- Hall & Read
- Cannes, Rd. 22 February 1883
- Earthenware
- 9.75 x 9.75 in (24.77 x 24.77 cm)
-
Not For Sale
Plate, 9.75 inches diameter. Black transfer with polychrome clobbering and gilding. Maker is Hall & Read. The registry diamond dates the registration of the pattern to 22 February 1883. Three cartouches (one round, one square and one partial square) are found on this plate. The central round cartouche contains a stag with a large rack of antlers in a rural scene with trees and other foliage. The two remaining cartouches are infilled with flowers. All three are surrounded with a lace-like ribbon border.
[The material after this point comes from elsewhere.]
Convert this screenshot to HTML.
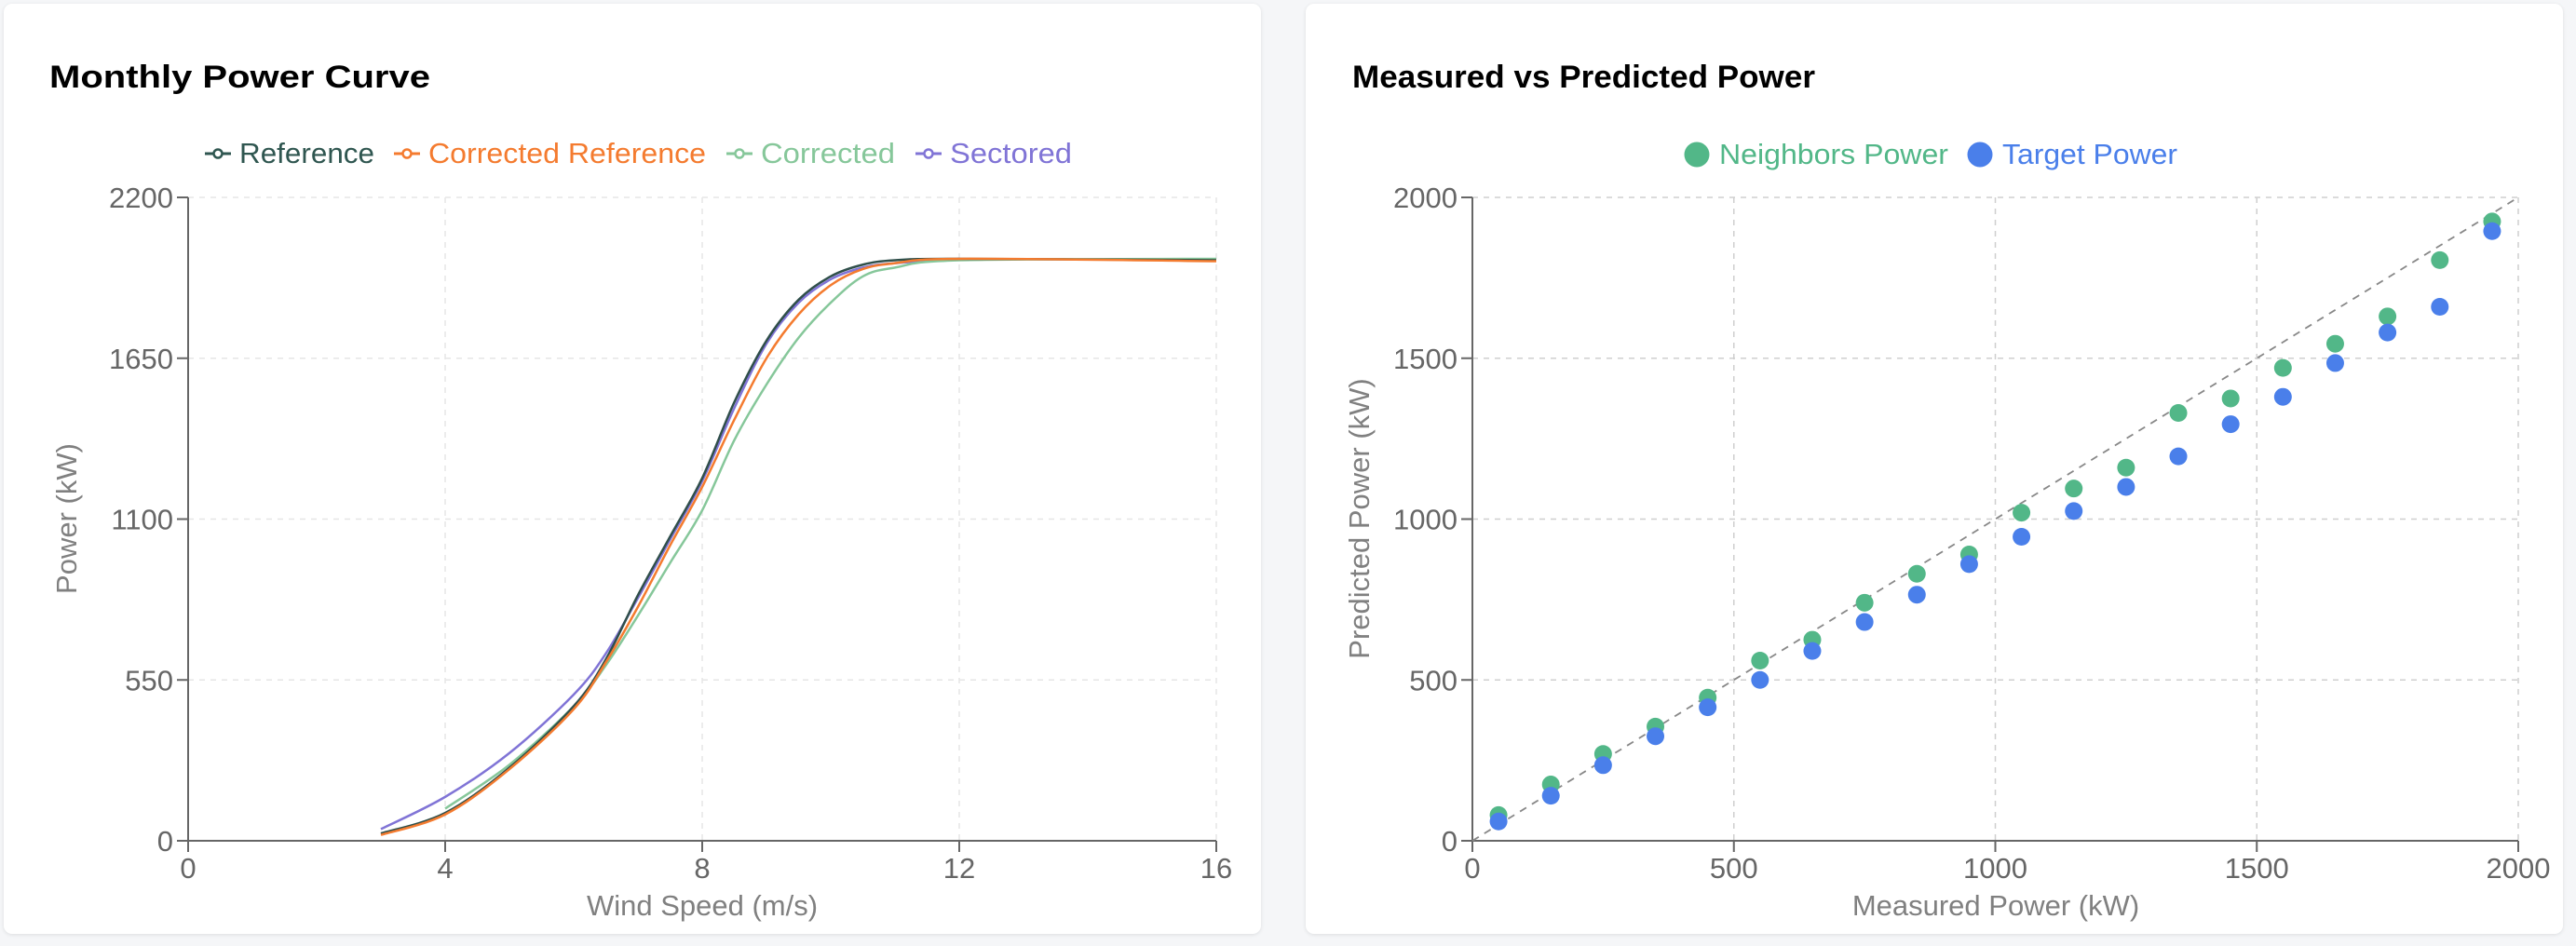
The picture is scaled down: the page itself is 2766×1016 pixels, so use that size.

On the left a large branch of blossoms completes the design.
Hall & Read are first recorded as earthenware manufacturers at the Wellington Works, Newport Street, Burslem in Keate’s Gazetteer of the Staffordshire Potteries published in December 1882. The Wellington Pottery seems to have been on a short lease to a number of potters before and after Hall & Read, who by 1883 had moved to Victoria Square, Hanley. Despite registering several ceramic designs, of which at least one is a fashionable competently produced pattern, the company was financially unsuccessful and was bankrupt by 1887. The London Gazette reported on 11 November 1887 that a deed of assignment had been made for creditors and cited Henry Hall of Withey Stakes, near Werrington in the county of Stafford, Earthenware Manufacturer and Metal Mounter, and Joseph Read of Hanley, in the same county, … lately carrying on business at the Victoria Works, Hanley aforesaid under the style of Hall and Read … Henry Hall, lately carrying on business as a Metal Mounter, at the New Hall Works, in New Hall-street Hanley. As a metal mounter no doubt Mr. Hall would have been adding Britannia metal lids to stoneware pieces such as jugs and biscuit barrels.